"""

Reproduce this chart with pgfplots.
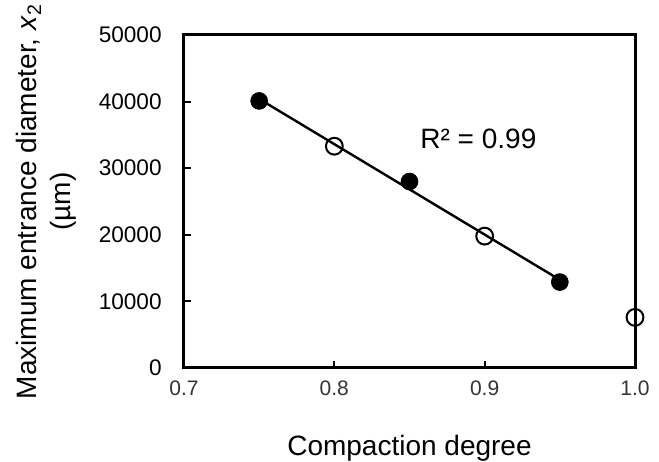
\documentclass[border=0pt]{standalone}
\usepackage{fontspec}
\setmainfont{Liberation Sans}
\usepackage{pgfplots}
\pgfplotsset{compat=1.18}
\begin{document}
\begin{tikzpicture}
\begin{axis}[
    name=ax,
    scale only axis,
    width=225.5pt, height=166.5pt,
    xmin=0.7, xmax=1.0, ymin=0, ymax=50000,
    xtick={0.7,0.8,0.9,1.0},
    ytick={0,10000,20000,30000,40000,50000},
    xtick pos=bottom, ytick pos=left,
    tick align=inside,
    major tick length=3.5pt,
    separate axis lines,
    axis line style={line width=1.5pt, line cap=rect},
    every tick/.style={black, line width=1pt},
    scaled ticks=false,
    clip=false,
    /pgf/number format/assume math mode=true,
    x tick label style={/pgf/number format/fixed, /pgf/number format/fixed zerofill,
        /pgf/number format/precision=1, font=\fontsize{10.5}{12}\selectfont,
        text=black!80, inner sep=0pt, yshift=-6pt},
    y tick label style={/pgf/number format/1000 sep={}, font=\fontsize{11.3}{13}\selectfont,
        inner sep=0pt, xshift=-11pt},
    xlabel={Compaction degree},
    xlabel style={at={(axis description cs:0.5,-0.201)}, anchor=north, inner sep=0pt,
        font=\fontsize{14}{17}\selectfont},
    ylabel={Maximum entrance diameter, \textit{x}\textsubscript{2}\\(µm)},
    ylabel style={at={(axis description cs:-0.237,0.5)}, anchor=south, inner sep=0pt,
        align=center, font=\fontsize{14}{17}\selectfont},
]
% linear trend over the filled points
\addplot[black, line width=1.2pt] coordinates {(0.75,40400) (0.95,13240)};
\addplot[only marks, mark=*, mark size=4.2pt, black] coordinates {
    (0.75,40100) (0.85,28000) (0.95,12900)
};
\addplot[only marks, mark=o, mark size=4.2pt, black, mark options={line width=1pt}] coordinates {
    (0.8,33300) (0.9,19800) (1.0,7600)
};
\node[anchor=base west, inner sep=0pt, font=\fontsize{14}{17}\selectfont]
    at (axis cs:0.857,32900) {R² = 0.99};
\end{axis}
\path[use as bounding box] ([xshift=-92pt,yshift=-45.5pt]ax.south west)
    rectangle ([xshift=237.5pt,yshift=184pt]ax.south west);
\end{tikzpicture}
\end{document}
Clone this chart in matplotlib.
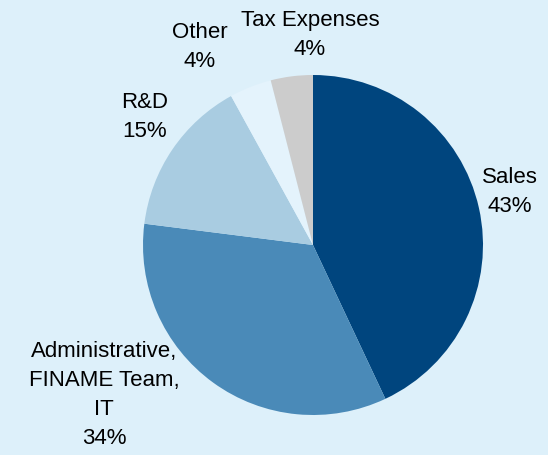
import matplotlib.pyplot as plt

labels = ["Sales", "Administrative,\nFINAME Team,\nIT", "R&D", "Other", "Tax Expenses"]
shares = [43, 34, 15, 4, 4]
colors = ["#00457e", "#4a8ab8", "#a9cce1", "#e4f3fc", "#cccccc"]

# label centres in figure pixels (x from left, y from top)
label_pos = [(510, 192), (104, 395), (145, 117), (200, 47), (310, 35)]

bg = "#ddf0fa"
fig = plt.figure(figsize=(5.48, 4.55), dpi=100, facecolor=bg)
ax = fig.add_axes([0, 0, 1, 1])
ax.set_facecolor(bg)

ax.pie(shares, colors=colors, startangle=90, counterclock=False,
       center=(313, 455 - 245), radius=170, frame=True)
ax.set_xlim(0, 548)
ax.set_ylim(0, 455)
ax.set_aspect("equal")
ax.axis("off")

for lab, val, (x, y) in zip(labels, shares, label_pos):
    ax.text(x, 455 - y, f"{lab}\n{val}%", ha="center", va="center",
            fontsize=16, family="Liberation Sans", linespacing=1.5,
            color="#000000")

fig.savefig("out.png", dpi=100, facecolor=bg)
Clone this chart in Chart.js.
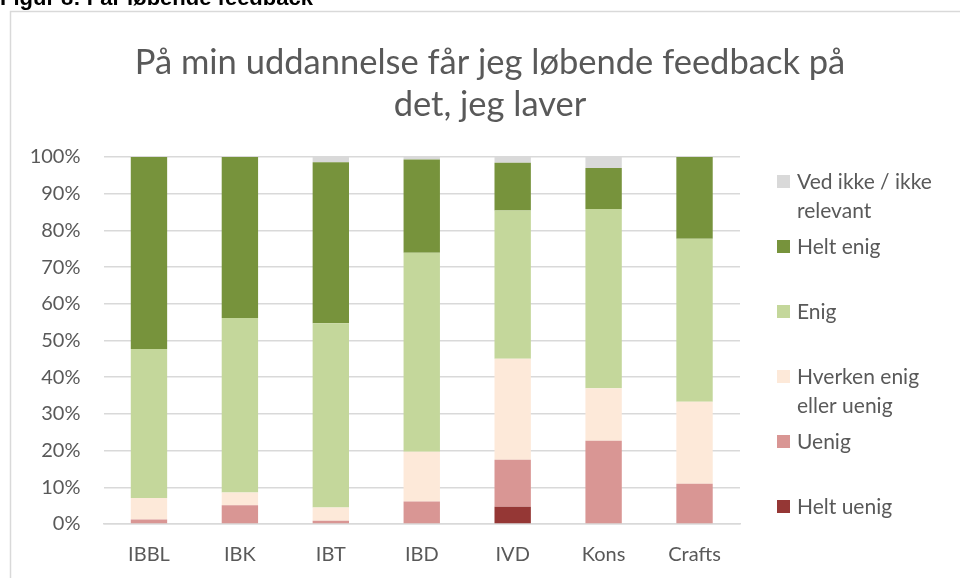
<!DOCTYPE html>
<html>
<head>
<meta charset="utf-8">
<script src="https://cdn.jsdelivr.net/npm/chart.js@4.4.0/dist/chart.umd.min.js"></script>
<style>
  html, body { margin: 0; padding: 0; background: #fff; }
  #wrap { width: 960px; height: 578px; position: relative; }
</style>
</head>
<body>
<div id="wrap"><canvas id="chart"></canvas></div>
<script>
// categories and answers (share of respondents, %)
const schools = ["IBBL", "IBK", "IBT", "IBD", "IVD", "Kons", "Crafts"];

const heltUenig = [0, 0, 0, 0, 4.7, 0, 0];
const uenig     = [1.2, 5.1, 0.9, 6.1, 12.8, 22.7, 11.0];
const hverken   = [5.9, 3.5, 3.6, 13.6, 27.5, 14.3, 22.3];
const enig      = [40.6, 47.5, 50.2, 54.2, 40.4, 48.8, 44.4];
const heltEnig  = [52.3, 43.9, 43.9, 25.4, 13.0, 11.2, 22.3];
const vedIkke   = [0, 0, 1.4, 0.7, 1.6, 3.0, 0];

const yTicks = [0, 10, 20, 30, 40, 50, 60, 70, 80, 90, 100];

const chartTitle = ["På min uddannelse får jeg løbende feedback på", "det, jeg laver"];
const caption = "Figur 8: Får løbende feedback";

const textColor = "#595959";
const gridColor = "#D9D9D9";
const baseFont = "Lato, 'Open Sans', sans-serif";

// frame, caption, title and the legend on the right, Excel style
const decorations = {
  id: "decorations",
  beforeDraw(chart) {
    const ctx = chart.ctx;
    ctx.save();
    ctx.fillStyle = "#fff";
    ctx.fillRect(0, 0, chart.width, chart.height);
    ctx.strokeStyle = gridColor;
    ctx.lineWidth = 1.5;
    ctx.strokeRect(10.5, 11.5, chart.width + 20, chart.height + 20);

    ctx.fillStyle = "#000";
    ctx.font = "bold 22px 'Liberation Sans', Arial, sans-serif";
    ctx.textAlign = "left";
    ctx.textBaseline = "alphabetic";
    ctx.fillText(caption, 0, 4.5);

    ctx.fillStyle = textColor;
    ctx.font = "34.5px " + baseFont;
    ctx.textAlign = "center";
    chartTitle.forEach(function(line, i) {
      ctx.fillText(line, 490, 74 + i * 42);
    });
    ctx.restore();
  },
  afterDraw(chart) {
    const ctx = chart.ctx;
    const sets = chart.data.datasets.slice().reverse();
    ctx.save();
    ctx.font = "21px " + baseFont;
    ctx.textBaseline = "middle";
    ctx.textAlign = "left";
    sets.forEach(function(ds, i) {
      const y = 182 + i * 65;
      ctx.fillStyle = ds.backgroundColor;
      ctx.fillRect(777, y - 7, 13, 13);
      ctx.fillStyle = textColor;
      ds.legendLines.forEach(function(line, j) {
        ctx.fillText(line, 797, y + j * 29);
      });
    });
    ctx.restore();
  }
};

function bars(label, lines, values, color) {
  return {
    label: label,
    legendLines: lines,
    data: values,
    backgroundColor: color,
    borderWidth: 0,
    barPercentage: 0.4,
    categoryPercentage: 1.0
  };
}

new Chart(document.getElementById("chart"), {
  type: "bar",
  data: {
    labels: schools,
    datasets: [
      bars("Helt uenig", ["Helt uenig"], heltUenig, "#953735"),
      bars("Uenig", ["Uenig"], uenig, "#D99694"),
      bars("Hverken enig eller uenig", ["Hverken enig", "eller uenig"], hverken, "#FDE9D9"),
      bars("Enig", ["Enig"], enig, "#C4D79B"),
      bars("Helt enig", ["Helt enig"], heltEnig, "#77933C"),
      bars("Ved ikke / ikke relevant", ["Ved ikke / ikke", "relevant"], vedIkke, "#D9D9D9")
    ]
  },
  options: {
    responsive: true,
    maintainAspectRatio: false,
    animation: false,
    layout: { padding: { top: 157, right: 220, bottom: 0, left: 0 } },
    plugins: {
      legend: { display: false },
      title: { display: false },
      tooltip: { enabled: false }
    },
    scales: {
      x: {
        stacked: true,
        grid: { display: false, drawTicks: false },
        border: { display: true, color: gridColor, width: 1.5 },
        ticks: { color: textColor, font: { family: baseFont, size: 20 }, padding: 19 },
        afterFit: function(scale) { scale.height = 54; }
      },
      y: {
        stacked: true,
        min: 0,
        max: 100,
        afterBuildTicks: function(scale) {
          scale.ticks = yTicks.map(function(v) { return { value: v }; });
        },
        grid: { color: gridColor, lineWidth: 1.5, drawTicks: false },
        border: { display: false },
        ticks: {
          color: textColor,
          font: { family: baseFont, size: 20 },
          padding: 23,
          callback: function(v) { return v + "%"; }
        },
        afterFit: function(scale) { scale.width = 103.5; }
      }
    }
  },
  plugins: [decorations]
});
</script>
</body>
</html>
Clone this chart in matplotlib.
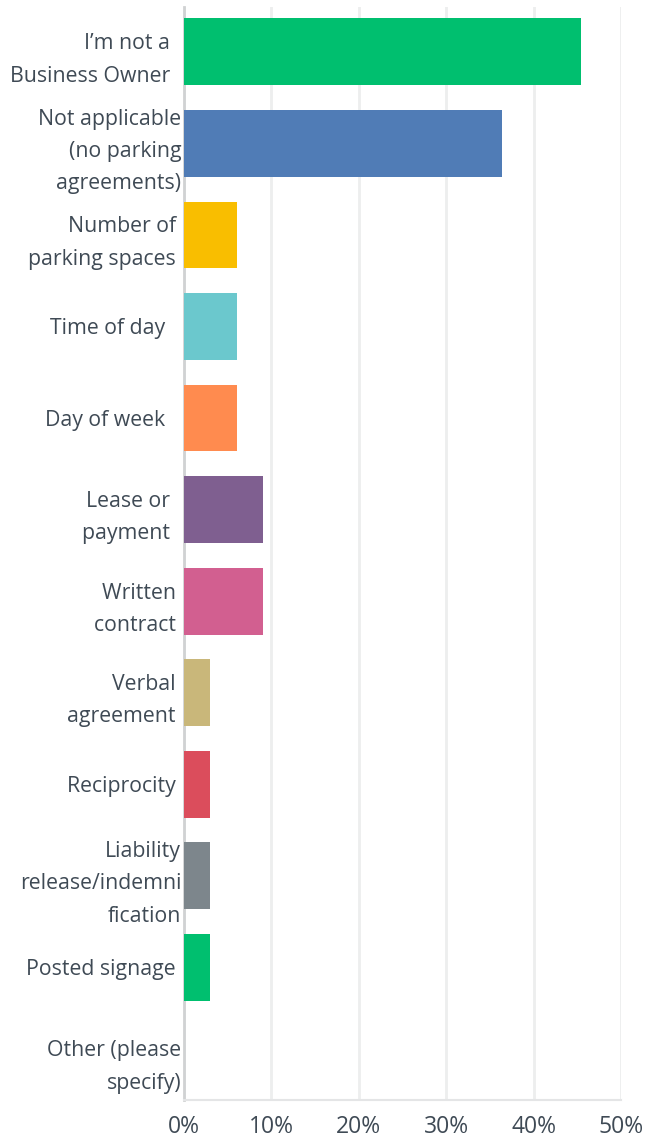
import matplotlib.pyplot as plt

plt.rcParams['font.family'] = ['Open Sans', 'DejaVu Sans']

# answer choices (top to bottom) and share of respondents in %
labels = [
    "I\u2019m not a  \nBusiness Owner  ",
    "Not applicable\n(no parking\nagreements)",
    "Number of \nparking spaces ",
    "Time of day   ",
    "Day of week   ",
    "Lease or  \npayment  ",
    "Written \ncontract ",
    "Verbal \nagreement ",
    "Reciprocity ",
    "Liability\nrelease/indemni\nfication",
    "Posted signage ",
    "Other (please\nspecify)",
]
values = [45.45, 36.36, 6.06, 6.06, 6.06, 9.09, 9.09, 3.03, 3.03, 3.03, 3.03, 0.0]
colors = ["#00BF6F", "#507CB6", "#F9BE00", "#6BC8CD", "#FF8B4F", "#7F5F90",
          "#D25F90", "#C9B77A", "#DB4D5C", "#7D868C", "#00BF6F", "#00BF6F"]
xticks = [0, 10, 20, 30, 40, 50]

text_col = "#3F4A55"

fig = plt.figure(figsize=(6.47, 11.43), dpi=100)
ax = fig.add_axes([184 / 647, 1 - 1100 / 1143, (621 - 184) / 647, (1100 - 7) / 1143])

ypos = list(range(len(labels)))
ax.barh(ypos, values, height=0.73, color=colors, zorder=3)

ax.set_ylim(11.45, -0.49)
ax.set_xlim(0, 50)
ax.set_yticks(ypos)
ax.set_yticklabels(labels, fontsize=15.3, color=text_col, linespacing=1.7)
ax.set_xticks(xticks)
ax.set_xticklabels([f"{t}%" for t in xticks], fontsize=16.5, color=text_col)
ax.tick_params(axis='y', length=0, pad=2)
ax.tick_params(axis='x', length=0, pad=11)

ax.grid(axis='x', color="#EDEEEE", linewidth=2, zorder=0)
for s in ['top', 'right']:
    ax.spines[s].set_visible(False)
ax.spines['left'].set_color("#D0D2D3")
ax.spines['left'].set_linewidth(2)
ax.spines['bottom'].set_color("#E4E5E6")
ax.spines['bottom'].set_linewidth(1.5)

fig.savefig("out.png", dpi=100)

"""

Quote the data above exactly from the line with "Clone this chart in Chart.js." to the line with "1.6, 3.0, 0];", both ends counted, and nothing else. Pictures don't go in.

- CORRECT RESULT -
Clone this chart in Chart.js.
<!DOCTYPE html>
<html>
<head>
<meta charset="utf-8">
<script src="https://cdn.jsdelivr.net/npm/chart.js@4.4.0/dist/chart.umd.min.js"></script>
<style>
  html, body { margin: 0; padding: 0; background: #fff; }
  #wrap { width: 960px; height: 578px; position: relative; }
</style>
</head>
<body>
<div id="wrap"><canvas id="chart"></canvas></div>
<script>
// categories and answers (share of respondents, %)
const schools = ["IBBL", "IBK", "IBT", "IBD", "IVD", "Kons", "Crafts"];

const heltUenig = [0, 0, 0, 0, 4.7, 0, 0];
const uenig     = [1.2, 5.1, 0.9, 6.1, 12.8, 22.7, 11.0];
const hverken   = [5.9, 3.5, 3.6, 13.6, 27.5, 14.3, 22.3];
const enig      = [40.6, 47.5, 50.2, 54.2, 40.4, 48.8, 44.4];
const heltEnig  = [52.3, 43.9, 43.9, 25.4, 13.0, 11.2, 22.3];
const vedIkke   = [0, 0, 1.4, 0.7, 1.6, 3.0, 0];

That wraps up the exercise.